No, the answer is faith. “I’m giving the matter of my lack of self-discipline and the whole project of writing this book over to you, Lord. You do it. I have proven myself unable to do it time and again, but I know You can. So I’ll quit trying to scheme and schedule and control and force and demand and reprimand and condemn and deny self and instead, wait for You to come through.”

The only catch is that often when He does come through,  it doesn’t necessarily look the way you think it should. The way you have it planned.
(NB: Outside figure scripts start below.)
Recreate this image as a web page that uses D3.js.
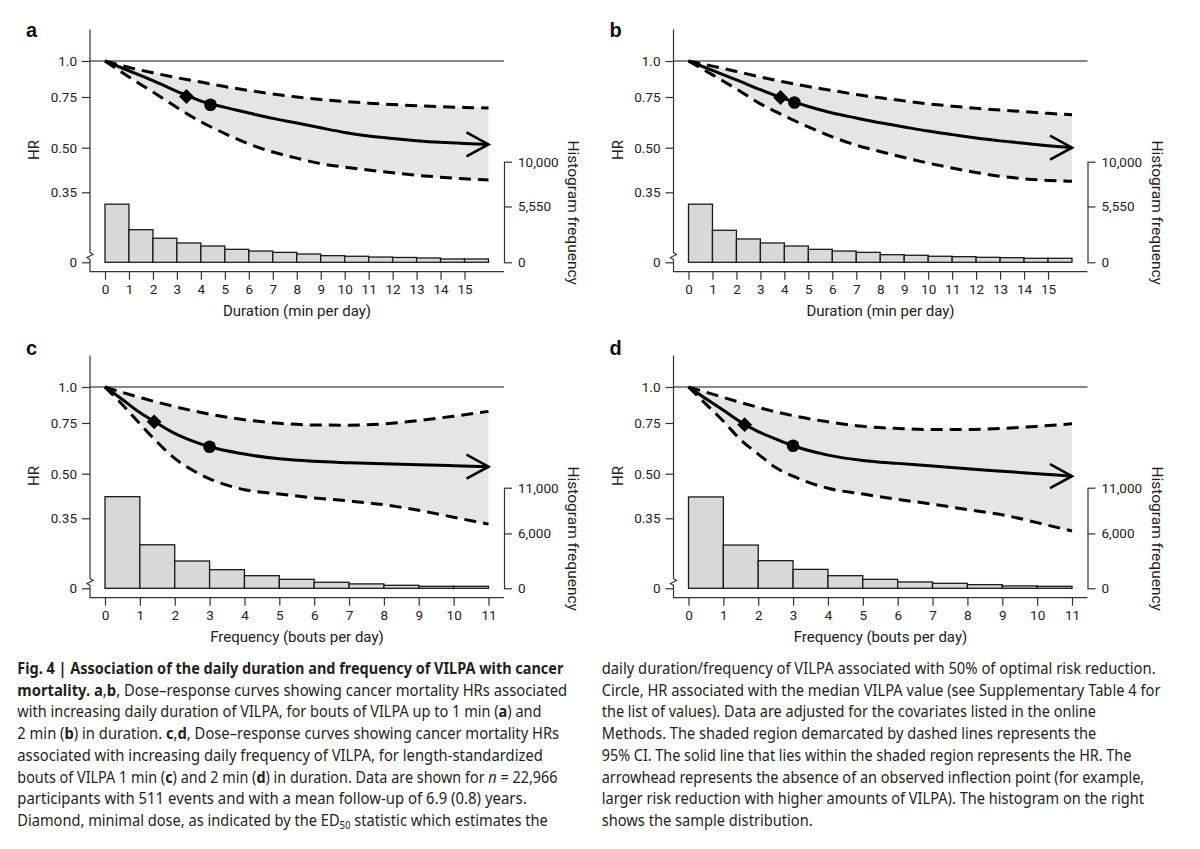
<!DOCTYPE html>
<html>
<head>
<meta charset="utf-8">
<script src="https://cdn.jsdelivr.net/npm/d3@7"></script>
<style>
  html, body { margin: 0; padding: 0; background: #fff; }
  svg { display: block; }
  .tick text { font-family: Roboto, "Noto Sans", sans-serif; font-size: 13.5px; fill: #222; }
  .tick line { stroke: #333; stroke-width: 1.2; }
  .domain { stroke: #333; stroke-width: 1.2; }
</style>
</head>
<body>
<svg id="chart" width="1200" height="849"></svg>
<script>
// ---------------- DATA ----------------
const hrTicks = [1.0, 0.75, 0.5, 0.35];
const hrTickLabels = ["1.0", "0.75", "0.50", "0.35"];

// Panel a: duration, bouts up to 1 min
const xA = [0,1,2,3,4,5,6,7,8,9,10,11,12,13,14,15,16];
const hrA    = [1.0,0.925,0.855,0.785,0.726,0.69,0.66,0.632,0.609,0.586,0.565,0.549,0.538,0.529,0.522,0.517,0.513];
const upperA = [1.0,0.95,0.91,0.875,0.845,0.815,0.79,0.768,0.75,0.735,0.723,0.714,0.706,0.699,0.694,0.69,0.687];
const lowerA = [1.0,0.88,0.78,0.69,0.615,0.56,0.515,0.483,0.46,0.44,0.428,0.418,0.409,0.401,0.395,0.39,0.386];
const diamondA = [3.4, 0.753];
const circleA = [4.4, 0.705];
const histA = [5780,3240,2390,1920,1620,1290,1120,990,825,660,600,525,480,430,330,330];

// Panel b: duration, bouts up to 2 min
const xB = [0,1,2,3,4,5,6,7,8,9,10,11,12,13,14,15,16];
const hrB    = [1.0,0.927,0.86,0.795,0.74,0.695,0.66,0.634,0.61,0.59,0.571,0.555,0.54,0.528,0.518,0.508,0.50];
const upperB = [1.0,0.96,0.92,0.88,0.845,0.815,0.79,0.765,0.745,0.727,0.71,0.697,0.685,0.676,0.667,0.658,0.651];
const lowerB = [1.0,0.895,0.80,0.71,0.645,0.59,0.545,0.51,0.485,0.462,0.442,0.425,0.41,0.398,0.39,0.385,0.382];
const diamondB = [3.84, 0.747];
const circleB = [4.42, 0.718];
const histB = [5780,3180,2320,1920,1620,1290,1120,990,755,700,600,560,495,460,400,400];

// Panel c: frequency, 1-min bouts
const xC = [0,0.5,1,1.5,2,2.5,3,4,5,6,7,8,9,10,11];
const hrC    = [1.0,0.905,0.815,0.748,0.69,0.65,0.62,0.585,0.563,0.552,0.546,0.541,0.537,0.533,0.529];
const upperC = [1.0,0.958,0.92,0.885,0.855,0.828,0.805,0.77,0.748,0.738,0.737,0.745,0.765,0.792,0.823];
const lowerC = [1.0,0.868,0.745,0.643,0.565,0.515,0.48,0.44,0.425,0.412,0.402,0.39,0.373,0.353,0.334];
const diamondC = [1.41, 0.757];
const circleC = [3.0, 0.62];
const histC = [10020,4760,2985,2035,1380,980,655,480,330,220,220];

// Panel d: frequency, 2-min bouts
const xD = [0,0.5,1,1.5,2,2.5,3,4,5,6,7,8,9,10,11];
const hrD    = [1.0,0.91,0.83,0.755,0.70,0.66,0.625,0.58,0.556,0.543,0.532,0.52,0.51,0.50,0.49];
const upperD = [1.0,0.96,0.92,0.883,0.85,0.82,0.795,0.757,0.73,0.718,0.712,0.712,0.718,0.73,0.745];
const lowerD = [1.0,0.872,0.76,0.655,0.585,0.525,0.49,0.445,0.425,0.407,0.392,0.375,0.36,0.338,0.316];
const diamondD = [1.61, 0.74];
const circleD = [3.0, 0.625];
const histD = [9990,4730,3020,2070,1380,980,695,545,400,260,220];

const durationTicks = [0,1,2,3,4,5,6,7,8,9,10,11,12,13,14,15];
const frequencyTicks = [0,1,2,3,4,5,6,7,8,9,10,11];
const histTicksAB = [0, 5550, 10000];
const histTicksCD = [0, 6000, 11000];

const panels = [
  {label:"a", ox:0,     oy:0,   labelY:36.5, xMax:16, xs:xA, hr:hrA, up:upperA, lo:lowerA, dia:diamondA, cir:circleA, hist:histA, xTicks:durationTicks, hTicks:histTicksAB, hMax:10000, xTitle:"Duration (min per day)"},
  {label:"b", ox:583.5, oy:0,   labelY:36.5, xMax:16, xs:xB, hr:hrB, up:upperB, lo:lowerB, dia:diamondB, cir:circleB, hist:histB, xTicks:durationTicks, hTicks:histTicksAB, hMax:10000, xTitle:"Duration (min per day)"},
  {label:"c", ox:0,     oy:326, labelY:29,   xMax:11, xs:xC, hr:hrC, up:upperC, lo:lowerC, dia:diamondC, cir:circleC, hist:histC, xTicks:frequencyTicks, hTicks:histTicksCD, hMax:11000, xTitle:"Frequency (bouts per day)"},
  {label:"d", ox:583.5, oy:326, labelY:29,   xMax:11, xs:xD, hr:hrD, up:upperD, lo:lowerD, dia:diamondD, cir:circleD, hist:histD, xTicks:frequencyTicks, hTicks:histTicksCD, hMax:11000, xTitle:"Frequency (bouts per day)"}
];

// ---------------- DRAW ----------------
const svg = d3.select("#chart");
const AX = 90, RX = 504, BOT = 271.7, YTOP = 29.5;
const font = 'Roboto, "Noto Sans", sans-serif';

panels.forEach(p => {
  const g = svg.append("g").attr("transform", `translate(${p.ox},${p.oy})`);
  const x = d3.scaleLinear().domain([0, p.xMax]).range([105, 488.5]);
  const y = d3.scaleLog().domain([0.35, 1.0]).range([192.3, 61]);
  const h = d3.scaleLinear().domain([0, p.hMax]).range([262.3, 161.7]);

  // panel label
  g.append("text").attr("x", 26).attr("y", p.labelY).text(p.label)
    .attr("font-family", '"Liberation Sans", Arial, sans-serif').attr("font-weight", "bold")
    .attr("font-size", 20).attr("fill", "#111");

  // histogram bars
  g.append("g").selectAll("rect").data(p.hist).join("rect")
    .attr("x", (d,i) => x(i)).attr("width", (d,i) => x(i+1) - x(i))
    .attr("y", d => h(d)).attr("height", d => h(0) - h(d))
    .attr("fill", "#d8d8d8").attr("stroke", "#1a1a1a").attr("stroke-width", 1.3);

  const pts = p.xs.map((xv,i) => ({x:xv, hr:p.hr[i], up:p.up[i], lo:p.lo[i]}));

  // shaded CI
  g.append("path").datum(pts)
    .attr("d", d3.area().x(d => x(d.x)).y0(d => y(d.lo)).y1(d => y(d.up)).curve(d3.curveMonotoneX))
    .attr("fill", "#e5e5e5");

  // reference line at HR = 1
  g.append("line").attr("x1", AX).attr("x2", RX).attr("y1", y(1)).attr("y2", y(1))
    .attr("stroke", "#111").attr("stroke-width", 1.2);

  // dashed CI lines
  ["up","lo"].forEach(k => {
    g.append("path").datum(pts)
      .attr("d", d3.line().x(d => x(d.x)).y(d => y(d[k])).curve(d3.curveMonotoneX))
      .attr("fill", "none").attr("stroke", "#000").attr("stroke-width", 3)
      .attr("stroke-dasharray", "12,7");
  });

  // HR line
  g.append("path").datum(pts)
    .attr("d", d3.line().x(d => x(d.x)).y(d => y(d.hr)).curve(d3.curveMonotoneX))
    .attr("fill", "none").attr("stroke", "#000").attr("stroke-width", 3);

  // arrowhead
  const last = pts[pts.length-1];
  const tx = x(last.x), ty = y(last.hr);
  g.append("path").attr("d", `M${tx-22},${ty-12}L${tx},${ty}L${tx-22},${ty+12}`)
    .attr("fill", "none").attr("stroke", "#000").attr("stroke-width", 2.6);

  // diamond & circle
  g.append("path").attr("d", d3.symbol(d3.symbolSquare, 110)())
    .attr("transform", `translate(${x(p.dia[0])},${y(p.dia[1])}) rotate(45)`).attr("fill", "#000");
  g.append("circle").attr("cx", x(p.cir[0])).attr("cy", y(p.cir[1])).attr("r", 6.3).attr("fill", "#000");

  // left axis (HR)
  const la = g.append("g").attr("transform", `translate(${AX},0)`)
    .call(d3.axisLeft(y).tickValues(hrTicks).tickFormat((d,i) => hrTickLabels[i]).tickSize(8).tickPadding(5));
  la.select(".domain").remove();
  const lz = g.append("g").attr("transform", `translate(${AX},0)`)
    .call(d3.axisLeft(h).tickValues([0]).tickFormat(() => "0").tickSize(8).tickPadding(5));
  lz.select(".domain").remove();

  // left axis line with break, bottom line
  g.append("path")
    .attr("d", `M${AX},${YTOP}L${AX},252.5L${AX+3},254.5L${AX-3},257.5L${AX},259.5L${AX},${BOT}L${RX},${BOT}`)
    .attr("fill", "none").attr("stroke", "#333").attr("stroke-width", 1.2);

  // bottom axis ticks
  const ba = g.append("g").attr("transform", `translate(0,${BOT})`)
    .call(d3.axisBottom(x).tickValues(p.xTicks).tickSize(8).tickPadding(5));
  ba.select(".domain").remove();

  // right axis (histogram)
  g.append("g").attr("transform", `translate(${RX},0)`)
    .call(d3.axisRight(h).tickValues(p.hTicks).tickFormat(d3.format(",")).tickSize(8).tickSizeOuter(0).tickPadding(6));

  // titles
  g.append("text").attr("x", 297).attr("y", 316).attr("text-anchor", "middle")
    .attr("font-family", font).attr("font-size", 15).attr("fill", "#222").text(p.xTitle);
  g.append("text").attr("transform", "translate(39,150) rotate(-90)").attr("text-anchor", "middle")
    .attr("font-family", font).attr("font-size", 15).attr("fill", "#222").text("HR");
  g.append("text").attr("transform", "translate(568,212.7) rotate(90)").attr("text-anchor", "middle")
    .attr("font-family", font).attr("font-size", 15.5).attr("fill", "#222").text("Histogram frequency");
});

// ---------------- CAPTION ----------------
const capLeft = [
  [["Fig. 4 | Association of the daily duration and frequency of VILPA with cancer","b"]],
  [["mortality. a","b"],[",",""],["b","b"],[", Dose–response curves showing cancer mortality HRs associated",""]],
  [["with increasing daily duration of VILPA, for bouts of VILPA up to 1 min (",""],["a","b"],[") and",""]],
  [["2 min (",""],["b","b"],[") in duration. ",""],["c","b"],[",",""],["d","b"],[", Dose–response curves showing cancer mortality HRs",""]],
  [["associated with increasing daily frequency of VILPA, for length-standardized",""]],
  [["bouts of VILPA 1 min (",""],["c","b"],[") and 2 min (",""],["d","b"],[") in duration. Data are shown for ",""],["n","i"],[" = 22,966",""]],
  [["participants with 511 events and with a mean follow-up of 6.9 (0.8) years.",""]],
  [["Diamond, minimal dose, as indicated by the ED",""],["50","sub"],[" statistic which estimates the","after"]]
];
const capLeftEnds = [563.5,567.3,542.3,559.6,543.1,557.7,526.9,548.1];
const capRight = [
  [["daily duration/frequency of VILPA associated with 50% of optimal risk reduction.",""]],
  [["Circle, HR associated with the median VILPA value (see Supplementary Table 4 for",""]],
  [["the list of values). Data are adjusted for the covariates listed in the online",""]],
  [["Methods. The shaded region demarcated by dashed lines represents the",""]],
  [["95% CI. The solid line that lies within the shaded region represents the HR. The",""]],
  [["arrowhead represents the absence of an observed inflection point (for example,",""]],
  [["larger risk reduction with higher amounts of VILPA). The histogram on the right",""]],
  [["shows the sample distribution.",""]]
];
const capRightEnds = [1156.3,1161,1096.5,1096.5,1131.6,1144.6,1144.6,812.9];
const baselines = [674,695.7,717.4,739.1,760.8,782.5,804.2,825.9];

function caption(lines, x0, ends) {
  lines.forEach((segs, i) => {
    const t = svg.append("text").attr("font-family", '"Noto Sans", "Open Sans", sans-serif')
      .attr("font-size", 16).attr("fill", "#231f20");
    segs.forEach(([s, st]) => {
      const ts = t.append("tspan").text(s);
      if (st === "b") ts.attr("font-weight", "bold");
      if (st === "i") ts.attr("font-style", "italic");
      if (st === "sub") ts.attr("font-size", 10.5).attr("dy", 3);
      if (st === "after") ts.attr("dy", -3);
    });
    const w = t.node().getComputedTextLength();
    const target = ends[i] - x0;
    t.attr("transform", `translate(${x0},${baselines[i]}) scale(${target / w},1)`);
  });
}
caption(capLeft, 17.3, capLeftEnds);
caption(capRight, 601.7, capRightEnds);
</script>
</body>
</html>
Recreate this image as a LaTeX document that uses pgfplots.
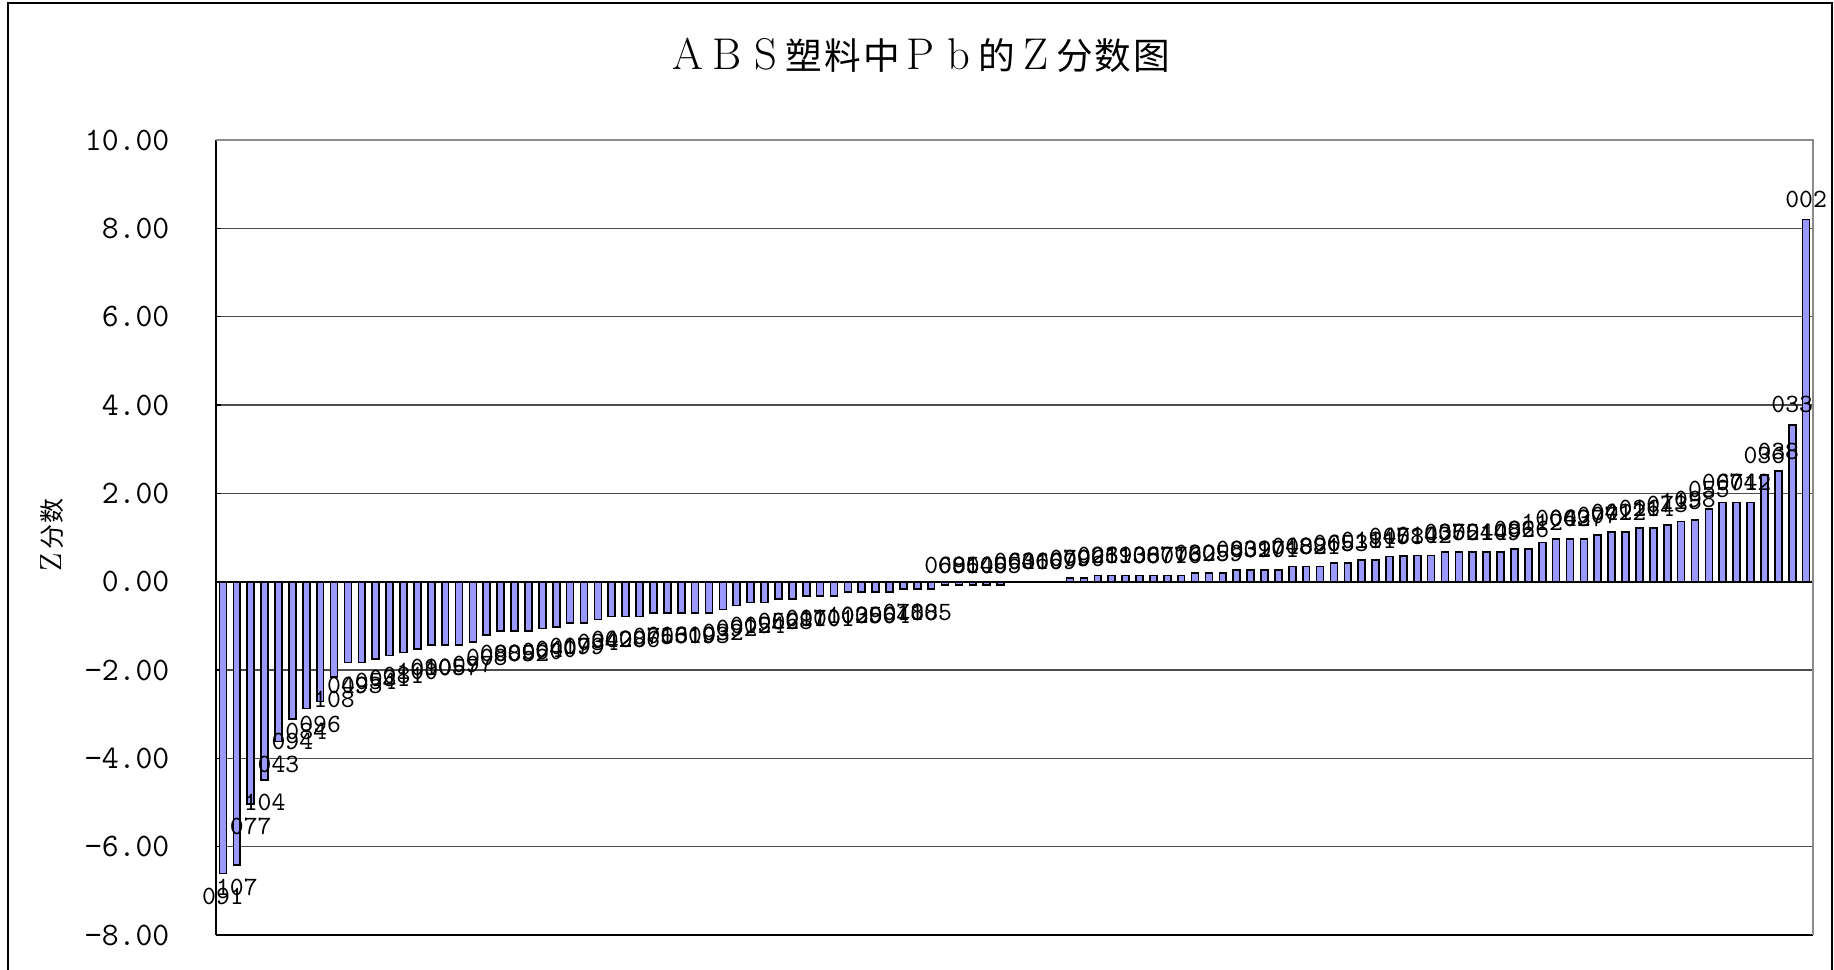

It may include long boring waits in a doctor’s waiting and exam rooms where all your plans and expectations for the day are dashed and you have the option of sitting there  mindlessly studying the baby pictures on the wall and wondering when the doctor will come (and he used exactly this kind of situation tonight) or…  you can use the time to recall that the main reason we’re left here after salvation has nothing to do with the natural world, and everything to do with the spiritual world. And you can tap into that, use this alone and “powerless” time… to pray!

Whoa. Never thought of that.

And Pastor Farley didn’t mean that we’re to pray for the doctor to come in and stop wasting our time, or the traffic jam to break up, but really pray… for people, for situations you’re aware of, for your pastor, for unbelievers in your life, for missionaries… for whatever He lays on your heart.

It’s not about me and my schedules and my efforts to make everything work out.  Not that having routines is a bad thing — I don’t think it is — just that when those routines get interrupted, there’s no reason to fuss. It’s just a matter of “not my will, but yours be done, Lord.” And maybe to look for some greater purpose in the situation beyond the one you had in mind.